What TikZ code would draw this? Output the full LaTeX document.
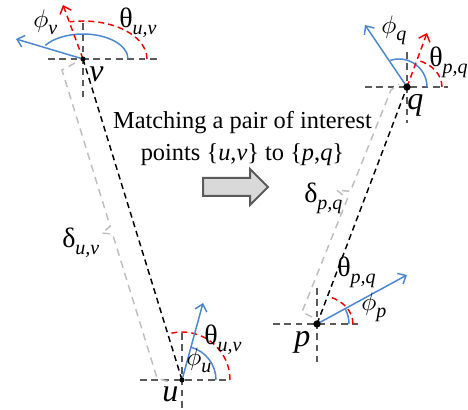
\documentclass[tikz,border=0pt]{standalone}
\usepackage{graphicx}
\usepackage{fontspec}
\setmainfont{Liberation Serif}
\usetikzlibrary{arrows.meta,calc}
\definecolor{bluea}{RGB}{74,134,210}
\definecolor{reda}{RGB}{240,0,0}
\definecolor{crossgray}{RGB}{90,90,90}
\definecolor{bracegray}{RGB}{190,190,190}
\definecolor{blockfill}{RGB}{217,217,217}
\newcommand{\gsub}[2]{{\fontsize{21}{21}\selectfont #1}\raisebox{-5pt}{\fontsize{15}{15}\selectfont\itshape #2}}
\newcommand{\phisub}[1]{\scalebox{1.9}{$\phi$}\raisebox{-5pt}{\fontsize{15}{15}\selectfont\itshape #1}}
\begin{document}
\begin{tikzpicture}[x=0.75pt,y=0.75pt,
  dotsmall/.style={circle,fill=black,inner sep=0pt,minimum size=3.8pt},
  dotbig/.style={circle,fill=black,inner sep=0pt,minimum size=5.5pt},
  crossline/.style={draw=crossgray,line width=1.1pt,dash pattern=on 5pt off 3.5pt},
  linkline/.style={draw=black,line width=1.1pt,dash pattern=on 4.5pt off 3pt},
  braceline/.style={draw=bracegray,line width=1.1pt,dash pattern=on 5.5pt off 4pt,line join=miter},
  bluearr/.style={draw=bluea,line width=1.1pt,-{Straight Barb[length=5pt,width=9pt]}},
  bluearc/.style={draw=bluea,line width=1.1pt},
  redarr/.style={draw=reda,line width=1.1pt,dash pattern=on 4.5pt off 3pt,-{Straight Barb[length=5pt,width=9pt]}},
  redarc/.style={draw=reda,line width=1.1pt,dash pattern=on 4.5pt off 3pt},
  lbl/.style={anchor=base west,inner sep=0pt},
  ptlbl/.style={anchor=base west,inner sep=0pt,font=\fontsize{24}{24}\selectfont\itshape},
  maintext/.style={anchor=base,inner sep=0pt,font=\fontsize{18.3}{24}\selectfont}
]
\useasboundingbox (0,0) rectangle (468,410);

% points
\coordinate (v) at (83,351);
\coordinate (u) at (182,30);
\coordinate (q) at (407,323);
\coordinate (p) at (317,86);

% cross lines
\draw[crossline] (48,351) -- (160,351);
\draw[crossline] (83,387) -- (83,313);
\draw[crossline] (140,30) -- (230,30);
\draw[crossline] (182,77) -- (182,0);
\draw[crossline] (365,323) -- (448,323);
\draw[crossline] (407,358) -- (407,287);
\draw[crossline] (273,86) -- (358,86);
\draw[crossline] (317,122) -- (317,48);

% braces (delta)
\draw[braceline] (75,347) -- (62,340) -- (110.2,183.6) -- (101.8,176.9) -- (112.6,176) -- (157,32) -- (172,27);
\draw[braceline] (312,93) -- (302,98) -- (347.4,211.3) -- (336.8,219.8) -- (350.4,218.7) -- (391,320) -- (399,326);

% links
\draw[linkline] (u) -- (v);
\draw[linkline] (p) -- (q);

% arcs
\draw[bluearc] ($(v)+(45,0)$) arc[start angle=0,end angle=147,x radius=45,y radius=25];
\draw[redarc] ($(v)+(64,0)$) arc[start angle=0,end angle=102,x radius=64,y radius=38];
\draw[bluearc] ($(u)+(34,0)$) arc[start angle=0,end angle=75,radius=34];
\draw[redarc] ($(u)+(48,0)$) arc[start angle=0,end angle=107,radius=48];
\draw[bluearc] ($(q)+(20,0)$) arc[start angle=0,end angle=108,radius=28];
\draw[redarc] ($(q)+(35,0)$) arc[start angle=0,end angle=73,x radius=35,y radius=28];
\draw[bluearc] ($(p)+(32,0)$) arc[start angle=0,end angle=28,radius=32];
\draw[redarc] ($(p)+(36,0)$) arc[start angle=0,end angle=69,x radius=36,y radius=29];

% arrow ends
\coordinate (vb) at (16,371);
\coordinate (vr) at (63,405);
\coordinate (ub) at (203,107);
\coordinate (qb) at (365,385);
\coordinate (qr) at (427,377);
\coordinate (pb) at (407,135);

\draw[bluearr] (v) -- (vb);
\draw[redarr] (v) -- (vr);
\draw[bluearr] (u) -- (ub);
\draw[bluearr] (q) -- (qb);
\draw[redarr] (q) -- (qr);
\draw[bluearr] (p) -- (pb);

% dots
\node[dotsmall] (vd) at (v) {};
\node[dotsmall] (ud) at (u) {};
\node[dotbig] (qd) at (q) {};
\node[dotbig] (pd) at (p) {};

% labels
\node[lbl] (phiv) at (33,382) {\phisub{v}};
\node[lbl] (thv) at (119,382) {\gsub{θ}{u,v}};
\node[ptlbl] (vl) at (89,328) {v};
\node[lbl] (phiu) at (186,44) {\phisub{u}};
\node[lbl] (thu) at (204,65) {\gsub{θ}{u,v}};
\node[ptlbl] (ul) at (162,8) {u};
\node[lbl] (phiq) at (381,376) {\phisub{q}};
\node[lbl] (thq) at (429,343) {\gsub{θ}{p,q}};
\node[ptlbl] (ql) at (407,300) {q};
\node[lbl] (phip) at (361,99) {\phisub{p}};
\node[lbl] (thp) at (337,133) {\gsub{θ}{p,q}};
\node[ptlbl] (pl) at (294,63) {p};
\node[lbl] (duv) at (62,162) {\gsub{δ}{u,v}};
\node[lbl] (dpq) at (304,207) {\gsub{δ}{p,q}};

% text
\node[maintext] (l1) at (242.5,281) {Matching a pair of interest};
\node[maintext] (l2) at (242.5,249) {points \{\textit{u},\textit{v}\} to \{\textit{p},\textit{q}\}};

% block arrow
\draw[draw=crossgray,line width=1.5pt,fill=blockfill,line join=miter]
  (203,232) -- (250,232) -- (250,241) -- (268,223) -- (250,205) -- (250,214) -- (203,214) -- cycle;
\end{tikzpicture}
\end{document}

- _Exercise requirements_
Do not copy the pictures, but repeat every line exactly.

- _Correct output_
What TikZ code would draw this? Output the full LaTeX document.
\documentclass[tikz,border=0pt]{standalone}
\usepackage{graphicx}
\usepackage{fontspec}
\setmainfont{Liberation Serif}
\usetikzlibrary{arrows.meta,calc}
\definecolor{bluea}{RGB}{74,134,210}
\definecolor{reda}{RGB}{240,0,0}
\definecolor{crossgray}{RGB}{90,90,90}
\definecolor{bracegray}{RGB}{190,190,190}
\definecolor{blockfill}{RGB}{217,217,217}
\newcommand{\gsub}[2]{{\fontsize{21}{21}\selectfont #1}\raisebox{-5pt}{\fontsize{15}{15}\selectfont\itshape #2}}
\newcommand{\phisub}[1]{\scalebox{1.9}{$\phi$}\raisebox{-5pt}{\fontsize{15}{15}\selectfont\itshape #1}}
\begin{document}
\begin{tikzpicture}[x=0.75pt,y=0.75pt,
  dotsmall/.style={circle,fill=black,inner sep=0pt,minimum size=3.8pt},
  dotbig/.style={circle,fill=black,inner sep=0pt,minimum size=5.5pt},
  crossline/.style={draw=crossgray,line width=1.1pt,dash pattern=on 5pt off 3.5pt},
  linkline/.style={draw=black,line width=1.1pt,dash pattern=on 4.5pt off 3pt},
  braceline/.style={draw=bracegray,line width=1.1pt,dash pattern=on 5.5pt off 4pt,line join=miter},
  bluearr/.style={draw=bluea,line width=1.1pt,-{Straight Barb[length=5pt,width=9pt]}},
  bluearc/.style={draw=bluea,line width=1.1pt},
  redarr/.style={draw=reda,line width=1.1pt,dash pattern=on 4.5pt off 3pt,-{Straight Barb[length=5pt,width=9pt]}},
  redarc/.style={draw=reda,line width=1.1pt,dash pattern=on 4.5pt off 3pt},
  lbl/.style={anchor=base west,inner sep=0pt},
  ptlbl/.style={anchor=base west,inner sep=0pt,font=\fontsize{24}{24}\selectfont\itshape},
  maintext/.style={anchor=base,inner sep=0pt,font=\fontsize{18.3}{24}\selectfont}
]
\useasboundingbox (0,0) rectangle (468,410);

% points
\coordinate (v) at (83,351);
\coordinate (u) at (182,30);
\coordinate (q) at (407,323);
\coordinate (p) at (317,86);

% cross lines
\draw[crossline] (48,351) -- (160,351);
\draw[crossline] (83,387) -- (83,313);
\draw[crossline] (140,30) -- (230,30);
\draw[crossline] (182,77) -- (182,0);
\draw[crossline] (365,323) -- (448,323);
\draw[crossline] (407,358) -- (407,287);
\draw[crossline] (273,86) -- (358,86);
\draw[crossline] (317,122) -- (317,48);

% braces (delta)
\draw[braceline] (75,347) -- (62,340) -- (110.2,183.6) -- (101.8,176.9) -- (112.6,176) -- (157,32) -- (172,27);
\draw[braceline] (312,93) -- (302,98) -- (347.4,211.3) -- (336.8,219.8) -- (350.4,218.7) -- (391,320) -- (399,326);

% links
\draw[linkline] (u) -- (v);
\draw[linkline] (p) -- (q);

% arcs
\draw[bluearc] ($(v)+(45,0)$) arc[start angle=0,end angle=147,x radius=45,y radius=25];
\draw[redarc] ($(v)+(64,0)$) arc[start angle=0,end angle=102,x radius=64,y radius=38];
\draw[bluearc] ($(u)+(34,0)$) arc[start angle=0,end angle=75,radius=34];
\draw[redarc] ($(u)+(48,0)$) arc[start angle=0,end angle=107,radius=48];
\draw[bluearc] ($(q)+(20,0)$) arc[start angle=0,end angle=108,radius=28];
\draw[redarc] ($(q)+(35,0)$) arc[start angle=0,end angle=73,x radius=35,y radius=28];
\draw[bluearc] ($(p)+(32,0)$) arc[start angle=0,end angle=28,radius=32];
\draw[redarc] ($(p)+(36,0)$) arc[start angle=0,end angle=69,x radius=36,y radius=29];

% arrow ends
\coordinate (vb) at (16,371);
\coordinate (vr) at (63,405);
\coordinate (ub) at (203,107);
\coordinate (qb) at (365,385);
\coordinate (qr) at (427,377);
\coordinate (pb) at (407,135);

\draw[bluearr] (v) -- (vb);
\draw[redarr] (v) -- (vr);
\draw[bluearr] (u) -- (ub);
\draw[bluearr] (q) -- (qb);
\draw[redarr] (q) -- (qr);
\draw[bluearr] (p) -- (pb);

% dots
\node[dotsmall] (vd) at (v) {};
\node[dotsmall] (ud) at (u) {};
\node[dotbig] (qd) at (q) {};
\node[dotbig] (pd) at (p) {};

% labels
\node[lbl] (phiv) at (33,382) {\phisub{v}};
\node[lbl] (thv) at (119,382) {\gsub{θ}{u,v}};
\node[ptlbl] (vl) at (89,328) {v};
\node[lbl] (phiu) at (186,44) {\phisub{u}};
\node[lbl] (thu) at (204,65) {\gsub{θ}{u,v}};
\node[ptlbl] (ul) at (162,8) {u};
\node[lbl] (phiq) at (381,376) {\phisub{q}};
\node[lbl] (thq) at (429,343) {\gsub{θ}{p,q}};
\node[ptlbl] (ql) at (407,300) {q};
\node[lbl] (phip) at (361,99) {\phisub{p}};
\node[lbl] (thp) at (337,133) {\gsub{θ}{p,q}};
\node[ptlbl] (pl) at (294,63) {p};
\node[lbl] (duv) at (62,162) {\gsub{δ}{u,v}};
\node[lbl] (dpq) at (304,207) {\gsub{δ}{p,q}};

% text
\node[maintext] (l1) at (242.5,281) {Matching a pair of interest};
\node[maintext] (l2) at (242.5,249) {points \{\textit{u},\textit{v}\} to \{\textit{p},\textit{q}\}};

% block arrow
\draw[draw=crossgray,line width=1.5pt,fill=blockfill,line join=miter]
  (203,232) -- (250,232) -- (250,241) -- (268,223) -- (250,205) -- (250,214) -- (203,214) -- cycle;
\end{tikzpicture}
\end{document}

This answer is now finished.